Tencent’s Keen Security Lab showed how they were able to manipulate a Tesla Model S into switching lanes so that it drives directly into oncoming traffic. All they had to do was place three stickers on the road, forming the appearance of a line indicating the lane is turning.
A group of researchers from the University of Washington, the University of Michigan, Stony Brook University, and the University of California Berkeley published a paper showing that little bit of modifications to road signs, for eg. a STOP sign, result in models(less complex than ones in AVs) reading it as a speed limit — 45 miles per hour road sign.

Figure 5 : Adversarial attacks success rate in different practical setups (ref. https://arxiv.org/pdf/1707.08945.pdf)

Another group of researchers from Princeton University did a similar study highlighting an even bigger problem. You can employ guidelines and people to regularly maintain the traffic signs but what if any other sign is disguised so as to be detected as a road sign.

Figure 6: Different types of adversarial road signs and the classification results they produce (ref. https://arxiv.org/pdf/1802.06430.pdf)

Figure 7: Automatic vehicle misclassifying adversarial street sign (memefied)

Reacting to the first experiment fooling a Tesla Model S, their spokesperson gave a quite unsatisfying answer, “not a realistic concern given that a driver can easily override Autopilot at any time by using the steering wheel or brakes and should always be prepared to do so”.

Way forward…

One strategy to prevent these exploitation would be to employ different sensors (Radar, LiDAR) to make sense of the environment and hope that they cover for each other’s specific vulnerabilities. Personally, I don’t think we can rely on these sensors for completely correct detections( esp. when LiDAR and Radar sensors have no information in colour space).

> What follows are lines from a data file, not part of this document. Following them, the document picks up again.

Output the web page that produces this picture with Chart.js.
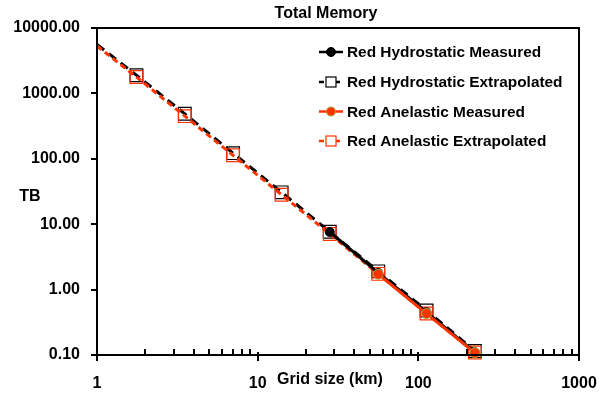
<!DOCTYPE html>
<html>
<head>
<meta charset="utf-8">
<script src="https://cdn.jsdelivr.net/npm/chart.js@4.4.1/dist/chart.umd.min.js"></script>
<style>
  html, body { margin: 0; padding: 0; background: #fff; }
  #wrap { width: 605px; height: 394px; }
</style>
</head>
<body>
<div id="wrap"><canvas id="c" width="605" height="394"></canvas></div>
<script>
// Grid sizes (km) and memory totals (TB)
const gridSize        = [1, 1.76, 3.52, 7.03, 14.1, 28.1, 56.3, 112.5, 225];
const hydroExtrap     = [5600, 1900, 487, 122, 30.7, 7.65, 1.9, 0.48, 0.115];
const anelExtrap      = [5300, 1780, 449, 113, 28.2, 7.1, 1.74, 0.43, 0.109];
const measuredSize    = [28.1, 56.3, 112.5, 225];
const hydroMeasured   = [7.6, 1.8, 0.45, 0.11];
const anelSize        = [56.3, 112.5, 225];
const anelMeasured    = [1.72, 0.43, 0.108];
const xTicks = [1, 10, 100, 1000];
const yTicks = [0.1, 1, 10, 100, 1000, 10000];

const RED = '#FF3300';
const OLIVE = '#9BA83A';
const FONT = "'Liberation Sans', Arial, sans-serif";

const pts = (xs, ys) => xs.map((x, i) => ({ x: x, y: ys[i] }));
const isPow10 = v => Math.abs(Math.log10(v) - Math.round(Math.log10(v))) < 1e-9;

const series = [
  { label: 'Red Hydrostatic Measured', color: '#000', dash: [], marker: 'dot' },
  { label: 'Red Hydrostatic Extrapolated', color: '#000', dash: [9, 6], marker: 'square' },
  { label: 'Red Anelastic Measured', color: RED, dash: [], marker: 'dot' },
  { label: 'Red Anelastic Extrapolated', color: RED, dash: [6, 4], marker: 'square' }
];

// Frame, tick marks, legend and axis titles
const decor = {
  id: 'decor',
  afterDraw(chart) {
    const { ctx, chartArea: a, scales } = chart;
    const xs = scales.x, ys = scales.y;
    ctx.save();
    ctx.strokeStyle = '#000';
    ctx.lineWidth = 2;
    ctx.strokeRect(a.left, a.top, a.right - a.left, a.bottom - a.top);
    // x ticks: majors cross the axis, minors point inward
    ctx.beginPath();
    for (let d = 1; d <= 1000; d *= 10) {
      for (let m = 1; m <= 9; m++) {
        const v = d * m;
        if (v > 1000) break;
        const px = Math.round(xs.getPixelForValue(v));
        if (m === 1) { ctx.moveTo(px, a.bottom - 3); ctx.lineTo(px, a.bottom + 6); }
        else { ctx.moveTo(px, a.bottom - 6); ctx.lineTo(px, a.bottom); }
      }
    }
    // y ticks: majors outward
    yTicks.forEach(v => {
      const py = Math.round(ys.getPixelForValue(v));
      ctx.moveTo(a.left - 6, py); ctx.lineTo(a.left, py);
    });
    ctx.stroke();

    // titles
    ctx.fillStyle = '#000';
    ctx.font = 'bold 16px ' + FONT;
    ctx.textAlign = 'center';
    ctx.textBaseline = 'middle';
    ctx.fillText('Total Memory', 326, 14);
    ctx.fillText('Grid size (km)', 330, 380);
    ctx.fillText('TB', 30, 197);

    // legend
    ctx.font = 'bold 15.4px ' + FONT;
    const x0 = 319, x1 = 343, tx = 347;
    const rows = [52, 82, 111.5, 141];
    series.forEach((s, i) => {
      const y = rows[i];
      ctx.strokeStyle = s.color;
      ctx.lineWidth = 2.5;
      ctx.setLineDash(s.dash.length ? [5, 3] : []);
      ctx.beginPath(); ctx.moveTo(x0, y); ctx.lineTo(x1, y); ctx.stroke();
      ctx.setLineDash([]);
      const cx = (x0 + x1) / 2;
      if (s.marker === 'dot') {
        ctx.fillStyle = s.color;
        ctx.strokeStyle = s.color === RED ? OLIVE : '#000';
        ctx.lineWidth = 1;
        ctx.beginPath(); ctx.arc(cx, y, 4.5, 0, Math.PI * 2); ctx.fill(); ctx.stroke();
      } else {
        ctx.fillStyle = '#fff';
        ctx.strokeStyle = s.color;
        ctx.lineWidth = 1.2;
        ctx.fillRect(cx - 5, y - 5, 10, 10);
        ctx.strokeRect(cx - 5, y - 5, 10, 10);
      }
      ctx.fillStyle = '#000';
      ctx.textAlign = 'left';
      ctx.textBaseline = 'middle';
      ctx.fillText(s.label, tx, y + 1);
    });
    ctx.restore();
  }
};

new Chart(document.getElementById('c'), {
  type: 'line',
  data: {
    datasets: [
      {
        label: series[1].label, data: pts(gridSize, hydroExtrap),
        borderColor: '#000', borderWidth: 3, borderDash: series[1].dash,
        pointStyle: 'rect', pointRadius: gridSize.map((x, i) => i === 0 ? 0 : 9),
        pointBackgroundColor: 'rgba(0,0,0,0)', pointBorderColor: '#000', pointBorderWidth: 1.2,
        order: 4, clip: false, tension: 0
      },
      {
        label: series[3].label, data: pts(gridSize, anelExtrap),
        borderColor: RED, borderWidth: 3, borderDash: series[3].dash,
        pointStyle: 'rect', pointRadius: gridSize.map((x, i) => i === 0 ? 0 : 9),
        pointBackgroundColor: 'rgba(0,0,0,0)', pointBorderColor: RED, pointBorderWidth: 1.2,
        order: 3, clip: false, tension: 0
      },
      {
        label: series[0].label, data: pts(measuredSize, hydroMeasured),
        borderColor: '#000', borderWidth: 3,
        pointStyle: 'circle', pointRadius: 4.5,
        pointBackgroundColor: '#000', pointBorderColor: '#000', pointBorderWidth: 1,
        order: 2, clip: false, tension: 0
      },
      {
        label: series[2].label, data: pts(anelSize, anelMeasured),
        borderColor: RED, borderWidth: 3,
        pointStyle: 'circle', pointRadius: 5,
        pointBackgroundColor: RED, pointBorderColor: OLIVE, pointBorderWidth: 1,
        order: 1, clip: false, tension: 0
      }
    ]
  },
  options: {
    responsive: false,
    animation: false,
    events: [],
    layout: { padding: { top: 28, right: 26, left: 0, bottom: 0 } },
    plugins: { legend: { display: false }, title: { display: false }, tooltip: { enabled: false } },
    scales: {
      x: {
        type: 'logarithmic', min: 1, max: 1000,
        grid: { display: false, drawTicks: false },
        border: { display: false },
        afterBuildTicks: s => { s.ticks = xTicks.map(v => ({ value: v })); },
        afterFit: s => { s.height = 39; s.paddingLeft = 0; s.paddingRight = 0; },
        ticks: {
          autoSkip: false, maxRotation: 0, padding: 19, color: '#000',
          font: { family: FONT, size: 16, weight: 'bold' },
          callback: v => isPow10(v) ? String(Math.round(v)) : ''
        }
      },
      y: {
        type: 'logarithmic', min: 0.1, max: 10000,
        grid: { display: false, drawTicks: false },
        border: { display: false },
        afterBuildTicks: s => { s.ticks = yTicks.map(v => ({ value: v })); },
        afterFit: s => { s.width = 97; s.paddingTop = 0; s.paddingBottom = 0; },
        ticks: {
          autoSkip: false, padding: 17, color: '#000',
          font: { family: FONT, size: 16, weight: 'bold' },
          callback: v => isPow10(v) ? Number(v).toFixed(2) : ''
        }
      }
    }
  },
  plugins: [decor]
});
</script>
</body>
</html>
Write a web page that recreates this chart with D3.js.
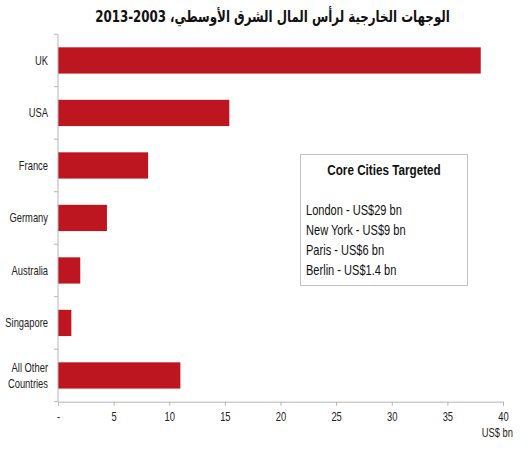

According to me, the best bet in defence against these adversarial attacks is HD Maps. HD Maps serve as a reference for AVs but their exact use in navigation varies from company to company. These maps contain digitized and geolocated road signs, lanes, street lights, traffic signals etc., features that are essential for navigation. Discrepancy between data in these maps and what is detected by the sensors (like in case of adversarial examples) can be used to alert the driver who could then take control of the vehicle. This feature may be critical for AVs’ successful transition from level 2 automation (The driver must monitor the driving and be prepared to intervene immediately at any time if the automated system fails to respond properly) to level 3 automation (The driver must be prepared to intervene within some limited time, when called upon by the vehicle to do so).

We, at Attentive AI, are dedicated to creating high quality HD Maps in order to assist the automated vehicles. We understand that regular updation of these HD Maps is necessary for them to prove useful in decision making. With the help of our proprietary algorithms, we ensure that these maps are as accurate as possible and can be easily updated regularly.

In conclusion, adversarial examples have somewhat disrupted the enormous success of machine learning (ML) and are causing concern with regards to its trustworthiness but at least we are now aware of this problem, before any major damage is done, and can focus our energy and resources to tackle it before the credibility of these systems are under serious threat.